• “The Woman in Black,” directed by James Watkins, Hammer Films,
95 minutes, released Feb. 3

Reminiscent of the classic horror films of Hollywood’s golden era — when the production code prohibited gratuitous violence, and moviemakers relied on the harrowing nature of the unseen and imagined — “The Woman in Black” is refreshing. Created by Hammer Film Productions (the popular production company from the 1950s and 1960s), the film expertly relies on that most powerful medium of horror: What the human mind can conjure.

If you have any affinity for haunted houses and classic ghost tales of the Victorian and Edwardian periods, this moody film won’t disappoint. Teenagers will doubtless flock to the theaters on Daniel Radcliffe’s star power alone. (Radcliffe played the title character in the Harry Potter film series). But there is much to enjoy here independent of the cast.

In a role that stretches him well beyond his 22 years, Radcliffe stars as Arthur Kipps, a young lawyer and grief-stricken widower whose wife passed away in childbirth. His lone remaining joy in life is his 4-year old son, a relationship ultimately threatened by the film’s namesake, the woman in black.

At the beginning of the story, Kipps is assigned to order the estate of Alice Drablow, a recently deceased widow who owned Eel Marsh House on the northeast coast of England. Drabow lived there with her husband, her son, and her sister, Jennet Humfrye.

Kipps soon discovers that all is not right in a nearby village. The adults are paranoid because their young children have been committing suicide in various tragic ways. The villagers blame the vengeful ghost of Jennet, who is enraged because something very precious was taken from her before she died. She is bent on inflicting the same type of pain on other parents.

Kipps dismisses the villagers’ concerns until he begins experiencing direct encounters with the woman in black herself.
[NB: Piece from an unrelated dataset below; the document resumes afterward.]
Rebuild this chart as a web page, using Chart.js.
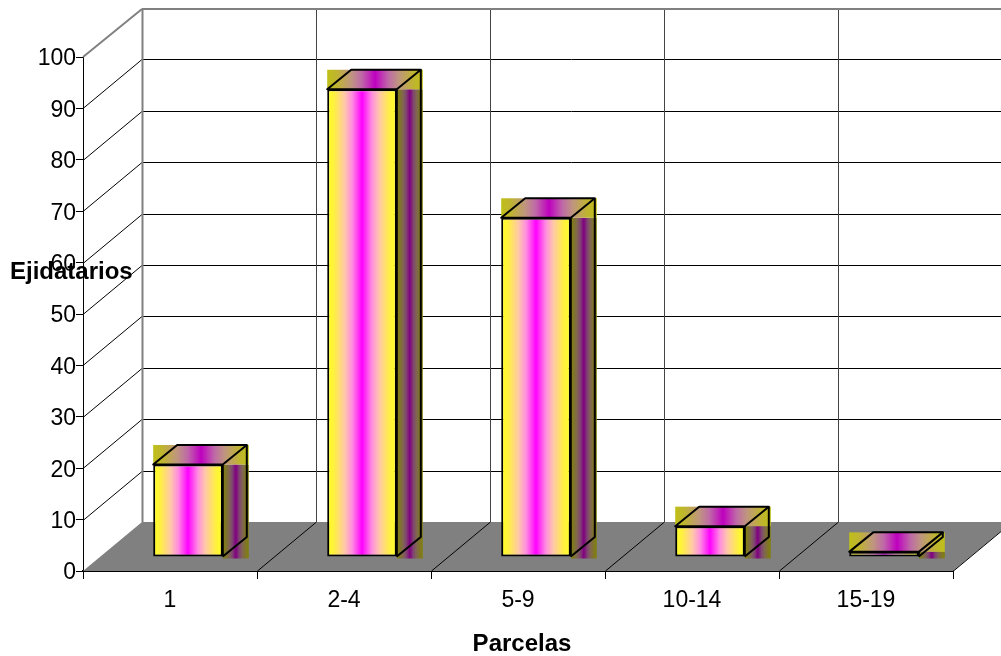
<!DOCTYPE html>
<html>
<head>
<meta charset="utf-8">
<title>Ejidatarios por parcelas</title>
<script src="https://cdn.jsdelivr.net/npm/chart.js@4"></script>
<style>
    html, body { margin: 0; padding: 0; background: #fff; }
    canvas { display: block; }
</style>
</head>
<body>
<canvas id="chart" width="1001" height="656"></canvas>
<script>
const categories = ['1', '2-4', '5-9', '10-14', '15-19'];
const ejidatarios = [18, 91, 66, 6, 1];
const xTitle = 'Parcelas';
const yTitle = 'Ejidatarios';

// offset of the back wall from the front plane
const DEPTH_X = 59;
const DEPTH_Y = 49;
// where the front face of a bar sits inside that depth
const BAR_SHIFT_X = 18;
const BAR_SHIFT_Y = -14;
// how deep a bar is
const BAR_DEPTH_X = 24;
const BAR_DEPTH_Y = 19.5;

const FONT = '"Liberation Sans", Arial, sans-serif';
const FONT_SIZE = 23;
const TITLE_SIZE = 24;

// left half of the bar shading, mirrored around the centre
const BAND_STOPS = [
    [0, [255, 255, 32]],
    [0.1, [255, 240, 64]],
    [0.25, [255, 200, 168]],
    [0.36, [255, 140, 224]],
    [0.5, [255, 0, 255]]
];

/**
 * horizontal band running from the end colour to the centre colour and back
 * @param ctx {CanvasRenderingContext2D}
 * @param left {number}
 * @param right {number}
 * @param shade {number} 1 = front, 0.75 = top, 0.5 = side
 * @returns {CanvasGradient}
 */
function band(ctx, left, right, shade) {
    let gradient = ctx.createLinearGradient(left, 0, right, 0);
    BAND_STOPS.forEach(([offset, rgb]) => {
        let colour = `rgb(${rgb.map(c => Math.round(c * shade)).join(',')})`;
        gradient.addColorStop(offset, colour);
        gradient.addColorStop(1 - offset, colour);
    });
    return gradient;
}

function line(ctx, x1, y1, x2, y2) {
    ctx.beginPath();
    ctx.moveTo(x1, y1);
    ctx.lineTo(x2, y2);
    ctx.stroke();
}

/**
 * moves the labels of an axis by some pixels, the options only allow a gap
 * @param scale {Object}
 * @param dy {number}
 */
function nudgeLabels(scale, dy) {
    let drawLabels = scale.drawLabels;
    scale.drawLabels = function (chartArea) {
        this.ctx.save();
        this.ctx.translate(0, dy);
        drawLabels.call(this, chartArea);
        this.ctx.restore();
    };
}

/**
 * walls, floor and grid behind the bars, taken from the scales
 */
const roomPlugin = {
    id: 'room',
    afterLayout(chart) {
        nudgeLabels(chart.scales.y, 2);
    },
    beforeDatasetsDraw(chart) {
        let ctx = chart.ctx;
        let {x: xScale, y: yScale} = chart.scales;
        let left = xScale.left;
        let right = xScale.right;
        let zero = yScale.getPixelForValue(0);
        let top = yScale.getPixelForValue(100);
        let step = xScale.getPixelForValue(1) - xScale.getPixelForValue(0);
        let edges = categories.map((c, i) => xScale.getPixelForValue(i) + step / 2);

        ctx.save();
        ctx.fillStyle = '#808080';
        ctx.beginPath();
        ctx.moveTo(left, zero);
        ctx.lineTo(right, zero);
        ctx.lineTo(right + DEPTH_X, zero - DEPTH_Y);
        ctx.lineTo(left + DEPTH_X, zero - DEPTH_Y);
        ctx.closePath();
        ctx.fill();

        ctx.strokeStyle = '#000';
        ctx.lineWidth = 1;
        yScale.ticks.forEach(tick => {
            if (tick.value === 0 || tick.value === 100) {
                return;
            }
            let y = Math.round(yScale.getPixelForValue(tick.value)) + 0.5;
            line(ctx, left, y, left + DEPTH_X, y - DEPTH_Y);
            line(ctx, left + DEPTH_X, y - DEPTH_Y, chart.width, y - DEPTH_Y);
        });

        edges.forEach((x, i) => {
            let px = Math.round(x) + 0.5;
            line(ctx, px, zero, px + DEPTH_X, zero - DEPTH_Y);
            if (i < edges.length - 1) {
                ctx.strokeStyle = '#444';
                line(ctx, px + DEPTH_X, zero - DEPTH_Y, px + DEPTH_X, top - DEPTH_Y);
                ctx.strokeStyle = '#000';
            }
        });

        ctx.strokeStyle = '#808080';
        ctx.lineWidth = 2;
        line(ctx, left, top, left + DEPTH_X, top - DEPTH_Y + 1);
        line(ctx, left + DEPTH_X, top - DEPTH_Y + 1, chart.width, top - DEPTH_Y + 1);
        line(ctx, left + DEPTH_X + 0.5, top - DEPTH_Y + 1, left + DEPTH_X + 0.5, zero - DEPTH_Y);
        ctx.restore();

        // the library draws the bar fronts next, shifted into the room
        ctx.save();
        ctx.translate(BAR_SHIFT_X, BAR_SHIFT_Y);
    },
    afterDatasetsDraw(chart) {
        let ctx = chart.ctx;
        ctx.restore();

        ctx.save();
        chart.getDatasetMeta(0).data.forEach(bar => {
            let left = bar.x - bar.width / 2 + BAR_SHIFT_X;
            let right = bar.x + bar.width / 2 + BAR_SHIFT_X;
            let top = bar.y + BAR_SHIFT_Y;
            let bottom = bar.base + BAR_SHIFT_Y;
            let farRight = right + BAR_DEPTH_X;
            let farTop = top - BAR_DEPTH_Y;
            let patchRight = farRight + 2;

            // the shaded faces are square patches, the outlines cut them to shape
            ctx.fillStyle = band(ctx, right, patchRight, 0.5);
            ctx.fillRect(right, top, patchRight - right, bottom + 2 - top);
            ctx.fillStyle = band(ctx, left, patchRight, 0.75);
            ctx.fillRect(left, farTop, patchRight - left, top - farTop);

            ctx.strokeStyle = '#000';
            ctx.lineWidth = 2;
            ctx.lineJoin = 'round';
            ctx.beginPath();
            ctx.moveTo(left, top);
            ctx.lineTo(left + BAR_DEPTH_X, farTop);
            ctx.lineTo(farRight, farTop);
            ctx.lineTo(right, top);
            ctx.closePath();
            ctx.stroke();

            ctx.beginPath();
            ctx.moveTo(farRight, farTop);
            ctx.lineTo(farRight, bottom - BAR_DEPTH_Y);
            ctx.lineTo(right, bottom);
            ctx.stroke();
            line(ctx, right, top, right, bottom);
        });
        ctx.restore();
    },
    afterDraw(chart) {
        let ctx = chart.ctx;
        ctx.save();
        ctx.fillStyle = '#000';
        ctx.font = `bold ${TITLE_SIZE}px ${FONT}`;
        ctx.textBaseline = 'middle';
        ctx.textAlign = 'left';
        ctx.fillText(yTitle, 10, 272);
        ctx.textAlign = 'center';
        ctx.fillText(xTitle, 522, 644);
        ctx.restore();
    }
};

new Chart(document.getElementById('chart'), {
    type: 'bar',
    data: {
        labels: categories,
        datasets: [{
            data: ejidatarios,
            barPercentage: 0.4,
            categoryPercentage: 1,
            borderColor: '#000',
            borderWidth: 2,
            borderSkipped: false,
            backgroundColor: function (context) {
                let chart = context.chart;
                let xScale = chart.scales.x;
                if (!xScale || !chart.chartArea) {
                    return '#ff00ff';
                }
                let center = xScale.getPixelForValue(context.dataIndex);
                let halfWidth = (xScale.getPixelForValue(1) - xScale.getPixelForValue(0)) * 0.2;
                return band(chart.ctx, center - halfWidth, center + halfWidth, 1);
            }
        }]
    },
    options: {
        responsive: false,
        animation: false,
        layout: {padding: {top: 57, right: 48, left: 0, bottom: 0}},
        plugins: {
            legend: {display: false},
            tooltip: {enabled: false}
        },
        scales: {
            x: {
                afterFit: scale => { scale.height = 85; },
                grid: {drawOnChartArea: false, color: '#000', tickLength: 8},
                border: {color: '#000', width: 2},
                ticks: {color: '#000', padding: 8, maxRotation: 0, font: {family: FONT, size: FONT_SIZE}}
            },
            y: {
                min: 0,
                max: 100,
                afterFit: scale => { scale.width = 83; },
                grid: {drawOnChartArea: false, color: '#000', tickLength: 7},
                border: {color: '#000', width: 1},
                ticks: {color: '#000', stepSize: 10, padding: 0, font: {family: FONT, size: FONT_SIZE}}
            }
        }
    },
    plugins: [roomPlugin]
});
</script>
</body>
</html>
His only ally in the village is Sam Daily, a role that is a perfect fit for the long-faced, ominous-looking Irish actor Ciaran Hinds. Daily is at first disbelieving of the woman in black until Kipps convinces him to help in putting things right.

The film’s location is a treat. The haunted dwelling, Eel Marsh House, is on an island by night because high tide erases the causeway leading to it. The grounds are a tangled mass of looming trees and overgrown shrubbery, shrouded in mist. Inside the house, each room drips with creepiness. Boredom could set in easily for the viewer, given the amount of screentime that director James Watkins devotes to simply following Radcliffe as he walks around the house. But it never does.

Nineteenth-century kids’ toys are innately creepy, and the director uses that reality to chilling effect. Much of the film is the stuff of children’s ghost stories: Rocking chairs that rock by themselves, spectral shapes faintly seen in mirrors or on the periphery of the screen, doors that open and close without natural reason, stairways that shouldn’t creak but do, and ghostly handprints on windows.

There is very little blood, no gore, and no inappropriate language or sexual content. But the film is thick with tension, and jump scenes abound. That, mixed with the constant spectral presence, makes it a chorus of chills not for the faint of heart.

Like most ghost stories, the film presents a muddled picture of spirituality and the afterlife. Kipps’ deceased wife is seen several times as an angel-like being, so the viewer assumes that she won the afterlife lottery. The woman in black, on the other hand, wanders the estate — along with the innocent children she prompted to suicide. That said, few of us go to ghost movies expecting realism, so willing suspension of disbelief isn’t too hard.

There is no tidy ending, making the film a poor fit for some viewers, and the plot isn’t original. But “The Woman in Black” is a spook fest in the vein of the best creepy thrillers of the black-and-white era. I was glad I wasn’t alone in the theater.